What are the top three “Dos” would you suggest to anyone looking to do a promotion with your station?

  1. DO focus on the listener benefit first. Can you offer something genuinely compelling and otherwise unavailable to a listener? (Style Justin Bieber’s hair before a concert, be an honorary bat boy at the World Series, sit with Jay Z at a sporting event at the Barclay Center, etc.
  2. DO keep in mind that (station/network) marketing budgets have indeed been (negatively) impacted and present opportunities for (station/network) exposure in the context of the promotional pitch: Inclusion in all social media and web posts, ability to use 50 linear feet at event for bannering opportunities, three mentions from a sound stage at a music festival, etc.
  3. DO fully disclose early in the (station/network) conversation whether there are opportunities for a media buy to coincide with the promotion. If there’s not, make it known so the merit of the promotional value back to the station can be assessed without the hope of a spot buy. If there is, disclose that as well, and more often than not the approval process will be “fast tracked”.

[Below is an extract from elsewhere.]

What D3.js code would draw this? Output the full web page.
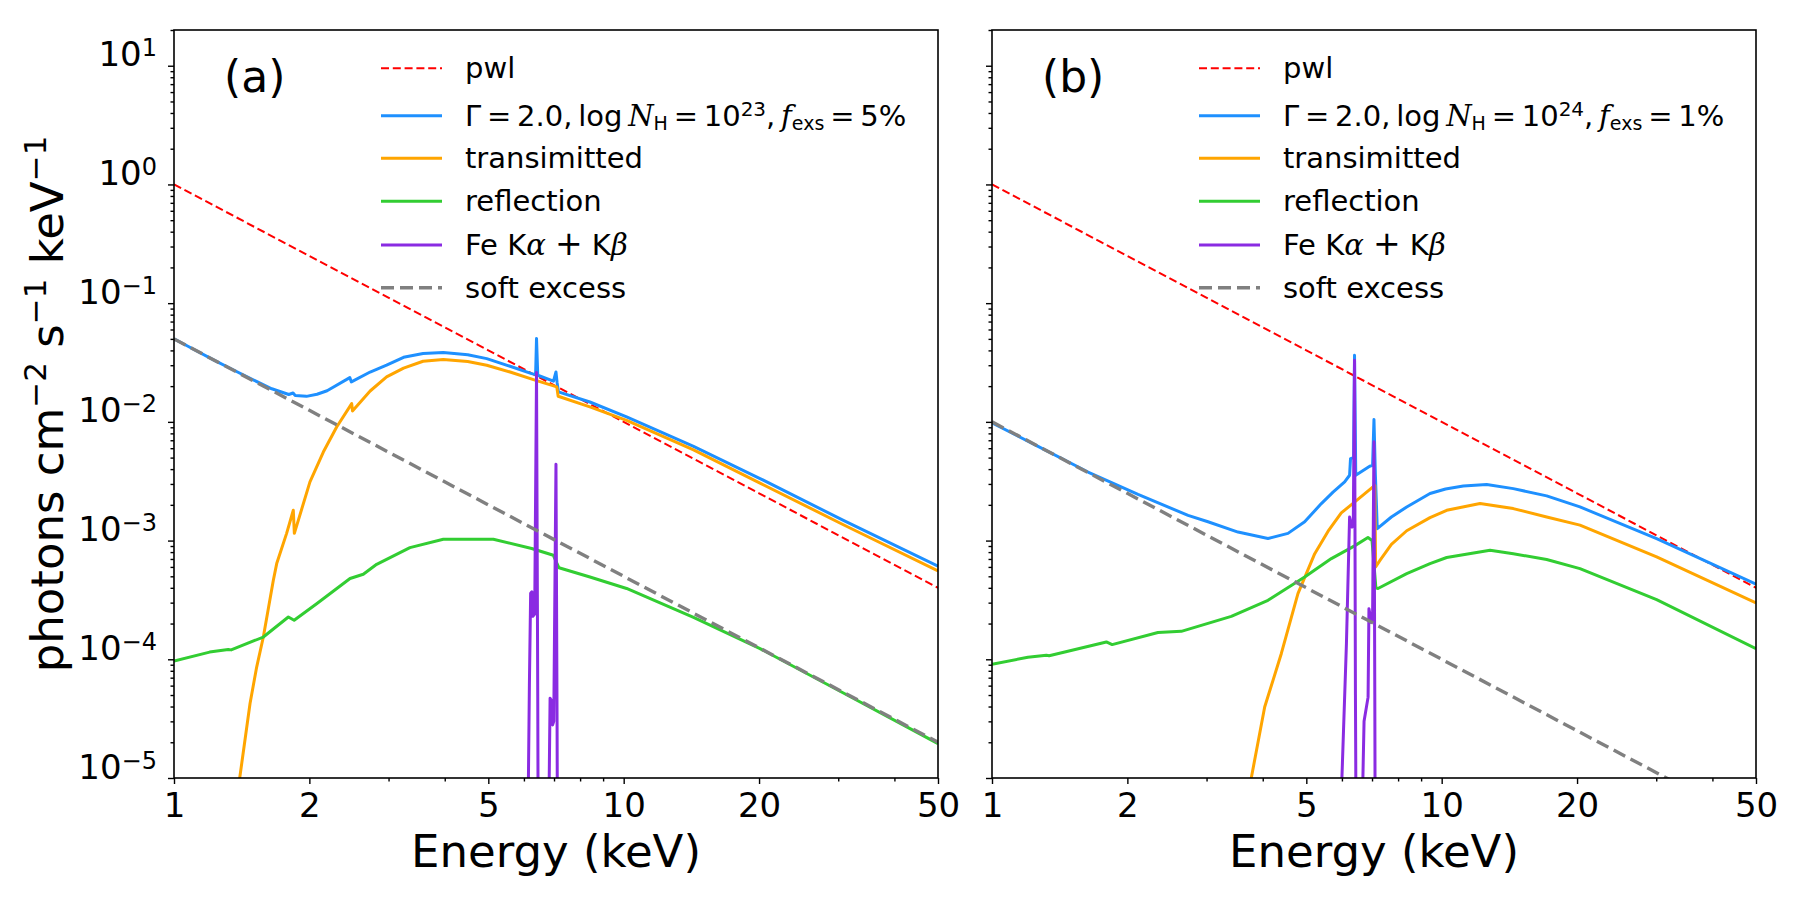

On the flip side, what are the top three “Don’ts” you would you offer?

  1. DON’T overvalue your prize. Listeners, promotions staff, and sales management are generally savvy to market conditions and the relative value of a promotional exchange. It pays to know the value of what you are offering, and what the reasonable expectation of reciprocity will yield: If you have 10 pair of tickets to a wine festival you are promoting that sell for $15 apiece, don’t expect $10,000 in promotional value without a spot buy. If you can send a morning show to Jamaica with listeners for a live broadcast, that’s a different conversation…
  2. DON’T confuse the operational language of spots (paid advertising) and promos (promotional mentions). The two are often interchanged by those less familiar with radio — they are critically different to those that are. Spots typically refer to a 60, 30, or 15 second unit of advertising time that the client pays for to promote their product/ service/ event, and can do whatever he or she wants with it (within FCC guidelines). Sometimes a client will have a spot pre-produced by a production house, etc… Other times they rely on the radio station to produce it using creative they approve. A promo is almost never paid for in and of itself, but rather, is included in the context of a promotional partnership, or used as leverage or “added value” to secure a spot buy. With promos, the station retains ownership of the airtime and editorial license of the creative and positioning. As opposed to running in line with traditional spots, the promos often run at the beginning of a commercial break, or between songs and are often 10 and 15 seconds in length.
  3. Unless the client you are representing would be a compelling interview on the radio station without you having made the call, don’t request an interview on the air in the context of the promotion that is focused on that client: “… We thought that it might be nice if the guy who owns the hardware store that is providing the sheet metal for the stage we’re building for the event come onto the morning show and talk for a few minutes why he’s happy to be involved.”

What’s been the most memorable and appreciated promotional giveaway?

We’ve had the good fortune of having many listener experiences and contests that have resonated with our audience. These include: the opportunity to throw out the first pitch at a baseball game wearing a station jersey, a small, intimate performance by artists such as Adam Lambert, the Script, and Rob Thomas, to giving away life changing amounts of cash and automobiles.